What is being asked: Give again, verbatim, the lines between the line that contains "Emit a Python" and the line that contains "return (T + H - yp) / H", counting both ends. Pictures are excluded from the copy.

Stored data:
◇ ◇ ◇ ◇ ◇

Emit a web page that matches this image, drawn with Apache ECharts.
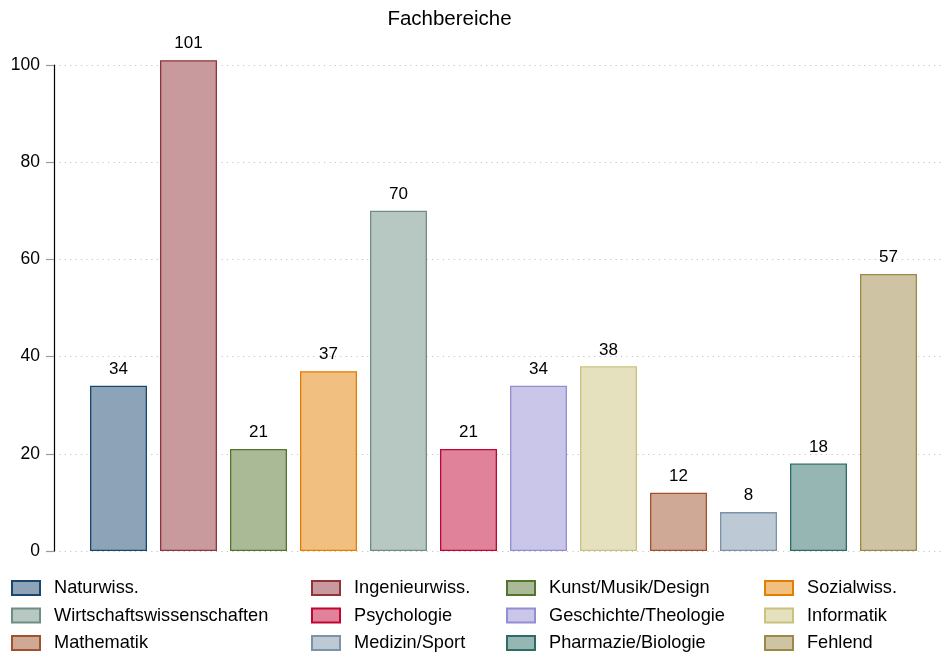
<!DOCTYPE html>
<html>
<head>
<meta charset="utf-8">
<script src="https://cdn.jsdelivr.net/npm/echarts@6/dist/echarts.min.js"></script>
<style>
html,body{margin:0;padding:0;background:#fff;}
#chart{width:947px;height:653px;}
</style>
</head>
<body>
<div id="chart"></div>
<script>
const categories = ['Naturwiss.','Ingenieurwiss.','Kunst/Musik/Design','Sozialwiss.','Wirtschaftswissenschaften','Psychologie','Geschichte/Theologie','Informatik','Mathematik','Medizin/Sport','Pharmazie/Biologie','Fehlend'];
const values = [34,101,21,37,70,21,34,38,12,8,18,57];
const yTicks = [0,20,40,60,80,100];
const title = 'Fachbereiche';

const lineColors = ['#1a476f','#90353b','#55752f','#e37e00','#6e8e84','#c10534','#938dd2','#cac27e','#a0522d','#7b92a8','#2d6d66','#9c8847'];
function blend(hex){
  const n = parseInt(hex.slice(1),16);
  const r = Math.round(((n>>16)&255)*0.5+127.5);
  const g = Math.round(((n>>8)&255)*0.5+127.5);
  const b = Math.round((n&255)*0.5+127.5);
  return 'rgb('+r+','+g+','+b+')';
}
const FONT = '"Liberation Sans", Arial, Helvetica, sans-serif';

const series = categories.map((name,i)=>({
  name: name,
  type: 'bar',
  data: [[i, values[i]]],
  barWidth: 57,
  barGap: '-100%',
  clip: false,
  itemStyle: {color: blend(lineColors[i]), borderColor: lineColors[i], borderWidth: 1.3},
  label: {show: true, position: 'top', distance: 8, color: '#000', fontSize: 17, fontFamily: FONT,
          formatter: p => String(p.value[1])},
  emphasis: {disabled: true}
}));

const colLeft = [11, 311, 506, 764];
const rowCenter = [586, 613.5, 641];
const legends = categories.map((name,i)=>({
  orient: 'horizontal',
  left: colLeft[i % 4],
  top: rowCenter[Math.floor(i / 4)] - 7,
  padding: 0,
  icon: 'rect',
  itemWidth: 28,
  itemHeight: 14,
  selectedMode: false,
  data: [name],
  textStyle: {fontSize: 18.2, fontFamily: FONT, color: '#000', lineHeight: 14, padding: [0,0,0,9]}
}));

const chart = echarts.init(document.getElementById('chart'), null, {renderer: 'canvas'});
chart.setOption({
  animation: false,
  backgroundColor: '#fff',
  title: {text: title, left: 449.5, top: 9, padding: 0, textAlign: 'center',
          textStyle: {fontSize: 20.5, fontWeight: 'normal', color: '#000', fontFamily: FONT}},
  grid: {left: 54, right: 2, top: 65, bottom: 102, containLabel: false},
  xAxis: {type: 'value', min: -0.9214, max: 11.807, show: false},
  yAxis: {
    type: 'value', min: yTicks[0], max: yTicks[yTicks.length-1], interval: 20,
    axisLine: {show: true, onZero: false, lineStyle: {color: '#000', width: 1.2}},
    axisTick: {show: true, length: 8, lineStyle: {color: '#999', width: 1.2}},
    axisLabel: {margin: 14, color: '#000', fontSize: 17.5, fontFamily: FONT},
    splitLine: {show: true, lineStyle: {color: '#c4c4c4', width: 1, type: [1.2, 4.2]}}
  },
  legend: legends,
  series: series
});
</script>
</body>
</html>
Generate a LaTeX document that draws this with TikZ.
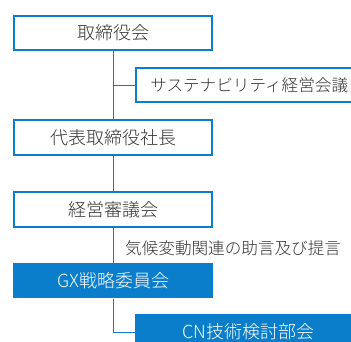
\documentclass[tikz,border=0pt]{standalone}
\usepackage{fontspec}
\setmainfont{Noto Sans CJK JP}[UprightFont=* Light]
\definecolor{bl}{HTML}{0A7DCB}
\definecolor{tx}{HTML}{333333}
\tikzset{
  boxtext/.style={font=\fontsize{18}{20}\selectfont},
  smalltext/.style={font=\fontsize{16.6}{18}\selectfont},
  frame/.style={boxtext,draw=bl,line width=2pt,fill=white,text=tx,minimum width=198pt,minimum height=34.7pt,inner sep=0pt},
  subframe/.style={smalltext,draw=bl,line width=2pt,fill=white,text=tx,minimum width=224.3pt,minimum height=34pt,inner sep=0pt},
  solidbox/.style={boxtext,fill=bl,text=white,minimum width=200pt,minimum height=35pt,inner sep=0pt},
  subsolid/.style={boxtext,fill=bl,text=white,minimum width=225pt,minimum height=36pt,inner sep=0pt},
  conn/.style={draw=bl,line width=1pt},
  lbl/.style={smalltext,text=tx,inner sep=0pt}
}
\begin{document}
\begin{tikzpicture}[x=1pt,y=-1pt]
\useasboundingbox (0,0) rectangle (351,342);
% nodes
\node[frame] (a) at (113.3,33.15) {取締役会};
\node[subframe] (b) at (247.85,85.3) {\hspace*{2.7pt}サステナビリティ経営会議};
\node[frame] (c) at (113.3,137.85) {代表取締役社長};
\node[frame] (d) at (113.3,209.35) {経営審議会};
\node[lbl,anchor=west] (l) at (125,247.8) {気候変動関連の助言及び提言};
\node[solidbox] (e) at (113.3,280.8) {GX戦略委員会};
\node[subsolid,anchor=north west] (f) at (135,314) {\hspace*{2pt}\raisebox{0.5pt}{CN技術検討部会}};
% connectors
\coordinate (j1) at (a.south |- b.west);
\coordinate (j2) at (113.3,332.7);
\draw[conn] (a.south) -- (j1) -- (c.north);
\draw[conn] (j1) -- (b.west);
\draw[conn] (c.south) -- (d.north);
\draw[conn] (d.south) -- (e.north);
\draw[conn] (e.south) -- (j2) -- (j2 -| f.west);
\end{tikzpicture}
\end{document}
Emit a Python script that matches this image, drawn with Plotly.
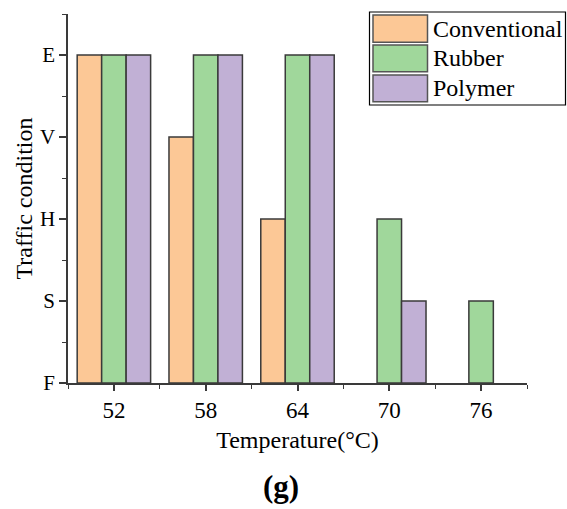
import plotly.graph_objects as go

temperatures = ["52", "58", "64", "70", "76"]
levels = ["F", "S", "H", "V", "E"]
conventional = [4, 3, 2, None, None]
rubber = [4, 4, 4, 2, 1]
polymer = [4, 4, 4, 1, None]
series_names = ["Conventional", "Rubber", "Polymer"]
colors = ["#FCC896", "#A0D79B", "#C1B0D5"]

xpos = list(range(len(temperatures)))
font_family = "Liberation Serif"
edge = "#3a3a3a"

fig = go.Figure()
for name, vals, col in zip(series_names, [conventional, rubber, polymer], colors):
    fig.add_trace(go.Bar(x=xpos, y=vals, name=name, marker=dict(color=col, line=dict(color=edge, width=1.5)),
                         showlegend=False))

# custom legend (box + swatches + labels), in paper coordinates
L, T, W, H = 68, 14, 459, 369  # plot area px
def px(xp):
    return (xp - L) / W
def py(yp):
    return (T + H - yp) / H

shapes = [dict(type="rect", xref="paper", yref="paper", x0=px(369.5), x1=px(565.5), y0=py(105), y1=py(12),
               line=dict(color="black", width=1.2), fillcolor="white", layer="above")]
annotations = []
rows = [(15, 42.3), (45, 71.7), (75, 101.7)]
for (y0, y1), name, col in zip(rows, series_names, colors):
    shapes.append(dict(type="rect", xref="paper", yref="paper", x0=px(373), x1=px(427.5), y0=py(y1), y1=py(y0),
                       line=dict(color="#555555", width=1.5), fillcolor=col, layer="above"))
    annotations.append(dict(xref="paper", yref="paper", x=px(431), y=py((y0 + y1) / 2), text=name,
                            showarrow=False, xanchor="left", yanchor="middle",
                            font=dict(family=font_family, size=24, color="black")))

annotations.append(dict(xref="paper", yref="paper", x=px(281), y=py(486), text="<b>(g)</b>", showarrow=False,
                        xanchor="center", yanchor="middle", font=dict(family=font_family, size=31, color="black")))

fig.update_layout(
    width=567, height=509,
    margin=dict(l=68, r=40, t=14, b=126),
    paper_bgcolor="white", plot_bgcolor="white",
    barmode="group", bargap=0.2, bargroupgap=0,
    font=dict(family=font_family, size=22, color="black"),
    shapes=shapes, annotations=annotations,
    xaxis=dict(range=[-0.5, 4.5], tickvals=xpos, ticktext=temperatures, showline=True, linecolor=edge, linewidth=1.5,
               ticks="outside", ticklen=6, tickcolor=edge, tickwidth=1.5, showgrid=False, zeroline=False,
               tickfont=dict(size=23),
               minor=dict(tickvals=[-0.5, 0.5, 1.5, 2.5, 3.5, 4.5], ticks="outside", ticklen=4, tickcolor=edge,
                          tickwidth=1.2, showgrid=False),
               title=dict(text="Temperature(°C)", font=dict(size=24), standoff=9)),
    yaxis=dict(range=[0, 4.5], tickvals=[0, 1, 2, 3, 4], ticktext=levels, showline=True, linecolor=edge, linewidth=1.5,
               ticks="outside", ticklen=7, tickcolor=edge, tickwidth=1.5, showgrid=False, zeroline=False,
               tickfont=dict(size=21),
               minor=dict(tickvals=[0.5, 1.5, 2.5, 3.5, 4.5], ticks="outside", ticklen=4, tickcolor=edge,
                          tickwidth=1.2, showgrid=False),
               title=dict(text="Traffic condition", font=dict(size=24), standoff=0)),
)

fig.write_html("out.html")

◇ ◇ ◇ ◇ ◇

Solution to this exercise:
Emit a Python script that matches this image, drawn with Plotly.
import plotly.graph_objects as go

temperatures = ["52", "58", "64", "70", "76"]
levels = ["F", "S", "H", "V", "E"]
conventional = [4, 3, 2, None, None]
rubber = [4, 4, 4, 2, 1]
polymer = [4, 4, 4, 1, None]
series_names = ["Conventional", "Rubber", "Polymer"]
colors = ["#FCC896", "#A0D79B", "#C1B0D5"]

xpos = list(range(len(temperatures)))
font_family = "Liberation Serif"
edge = "#3a3a3a"

fig = go.Figure()
for name, vals, col in zip(series_names, [conventional, rubber, polymer], colors):
    fig.add_trace(go.Bar(x=xpos, y=vals, name=name, marker=dict(color=col, line=dict(color=edge, width=1.5)),
                         showlegend=False))

# custom legend (box + swatches + labels), in paper coordinates
L, T, W, H = 68, 14, 459, 369  # plot area px
def px(xp):
    return (xp - L) / W
def py(yp):
    return (T + H - yp) / H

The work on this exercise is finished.